After some initial hiccups, he managed to register his unit with the local industrial corporation. One day in 1995, when a Gujarati exporter came looking for clay water filters to be exported to Nairobi, Kenya, Mansukhbhai developed a terra cotta filter with a ceramic water candle within eight days. The businessman marketed the filter, each one selling then for Rs 200 a piece. The young Mansukhbhai was well set on the path of business.
Then came the Gujarat (Bhuj) earthquake in 2001. It destroyed his workshop and his unsold stock. A photograph in a local newspaper, Sandesh, showed the image of a broken water filter with the caption - The broken fridge of the poor.
That set the entrepreneur in Mansukhbhai thinking - hey, how about really making a clay fridge for the masses? For three years he toyed with the idea of making a fridge that did not use electricity as a power source. He also contacted the Gujarat Grassroots Innovation Augmentation Network (GIAN) of Ahmedabad, for this purpose. In 2005, the Mitticool fridge was born.
Here are some clay products from Mansukhbhai\'s workshop:
Mitticool fridge: Available in one capacity, the 50 litre, Mansukhbhai told SME Mentor that he has, in the last seven-odd years, sold 5000 pieces across India. With a price tag of Rs 2750/, the fridge works on the water cooling principle, preserving food and cooling water naturally for several days.

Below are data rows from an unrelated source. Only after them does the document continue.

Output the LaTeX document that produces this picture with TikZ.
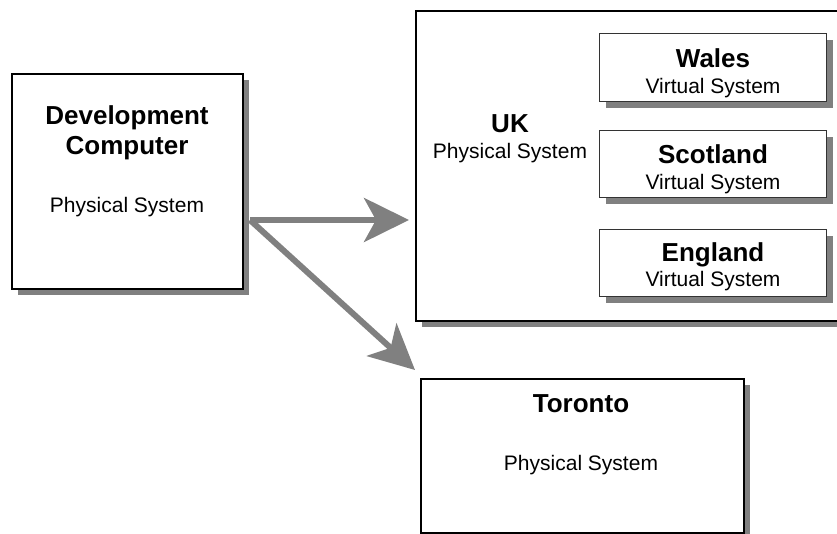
\documentclass[tikz,border=0pt]{standalone}
\usepackage{fontspec}
\setmainfont{Liberation Sans}
\usetikzlibrary{arrows.meta,shadows}
\definecolor{shade}{HTML}{808080}
\tikzset{
  sysbox/.style={draw=black, line width=1.6pt, fill=white, anchor=north west, inner sep=0pt,
    drop shadow={shadow xshift=6pt, shadow yshift=-6pt, fill=shade, opacity=1}},
  vbox/.style={draw=black!80, line width=1.4pt, fill=white, anchor=north west, inner sep=0pt,
    drop shadow={shadow xshift=6pt, shadow yshift=-6pt, fill=shade, opacity=1}},
  title/.style={anchor=base, inner sep=0pt, font=\fontsize{26}{30}\selectfont\bfseries},
  sub/.style={anchor=base, inner sep=0pt, font=\fontsize{21}{25}\selectfont},
  link/.style={draw=shade, line width=6pt, -{Stealth[length=45pt, width=44pt, inset=12pt]}}
}
\begin{document}
\begin{tikzpicture}[x=1pt, y=-1pt]
\clip (0,0) rectangle (837,534);
\useasboundingbox (0,0) rectangle (837,534);

% Development computer
\node[sysbox, minimum width=231pt, minimum height=215pt] (dev) at (11,73) {};
\node[title] (devt1) at (127,125) {Development};
\node[title] (devt2) at (127,155) {Computer};
\node[sub] (devs) at (127,213) {Physical System};

% UK
\node[sysbox, minimum width=440pt, minimum height=310pt] (uk) at (415,10) {};
\node[title] (ukt) at (510,133) {UK};
\node[sub] (uks) at (510,159) {Physical System};

% Virtual systems
\node[vbox, minimum width=227pt, minimum height=68pt] (wales) at (599,33) {};
\node[title] (walest) at (713,68) {Wales};
\node[sub] (waless) at (713,94) {Virtual System};

\node[vbox, minimum width=227pt, minimum height=67pt] (scot) at (599,130) {};
\node[title] (scott) at (713,164) {Scotland};
\node[sub] (scots) at (713,190) {Virtual System};

\node[vbox, minimum width=227pt, minimum height=67pt] (eng) at (599,229) {};
\node[title] (engt) at (713,262) {England};
\node[sub] (engs) at (713,287) {Virtual System};

% Toronto
\node[sysbox, minimum width=323pt, minimum height=154pt] (tor) at (420,378) {};
\node[title] (tort) at (581,412) {Toronto};
\node[sub] (tors) at (581,470) {Physical System};

% Connectors
\coordinate (src) at (250,220);
\draw[link] (src) -- ([xshift=-6pt]uk.west |- src);
\draw[link] (src) -- ([shift={(-5pt,8pt)}]tor.north west);
\end{tikzpicture}
\end{document}
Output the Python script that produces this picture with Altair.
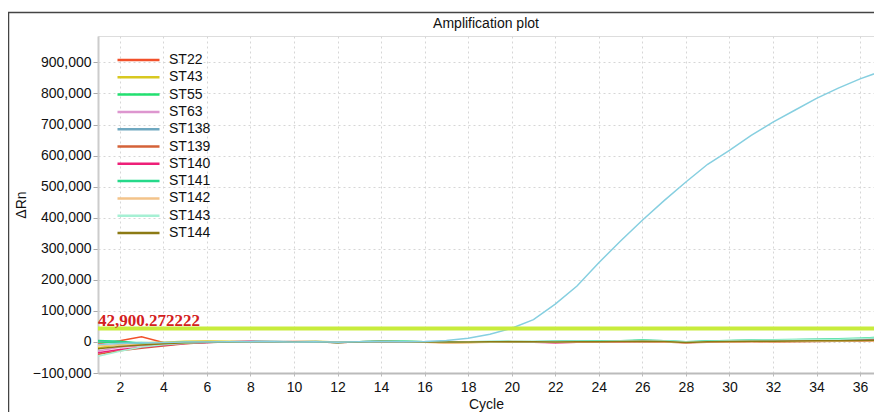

When asked about his marketing technique, he says, "I have a mixed bag. I have certain dealers in some cities in India like in Dharavi in Mumbai and then in Bangalore and Hyderabad. Also, potential customers can place an order through my website ( www.mitticool.com). We courier the fridge to any part of the country." When asked what happens in the likelihood of breakage, he replies, " Actually, it does not happen very frequently. But we tell our customers that for just a mere Rs 100 more they can insure the parcel so just in case there is such breakage, they can claim the insurance on it."
Clay Cooker: This innovative piece of cookware is actually an earthen pot with side handles, a clamp to ensure the lid is well-shut and even a cooker whistle to let off the steam. Made from special clay (or else it could crumble when heated), the clay cooker, claims Mansukhbhai, cooks food in a far more healthier manner than its stainless steel counterpart. Costing Rs 400 per piece, Mansukhbhai says he has sold about 3000 units so far. Again, the marketing of this product is a mix bag - through his website, through dealers in some of the Indian cities and of course, the traditional way - word of mouth.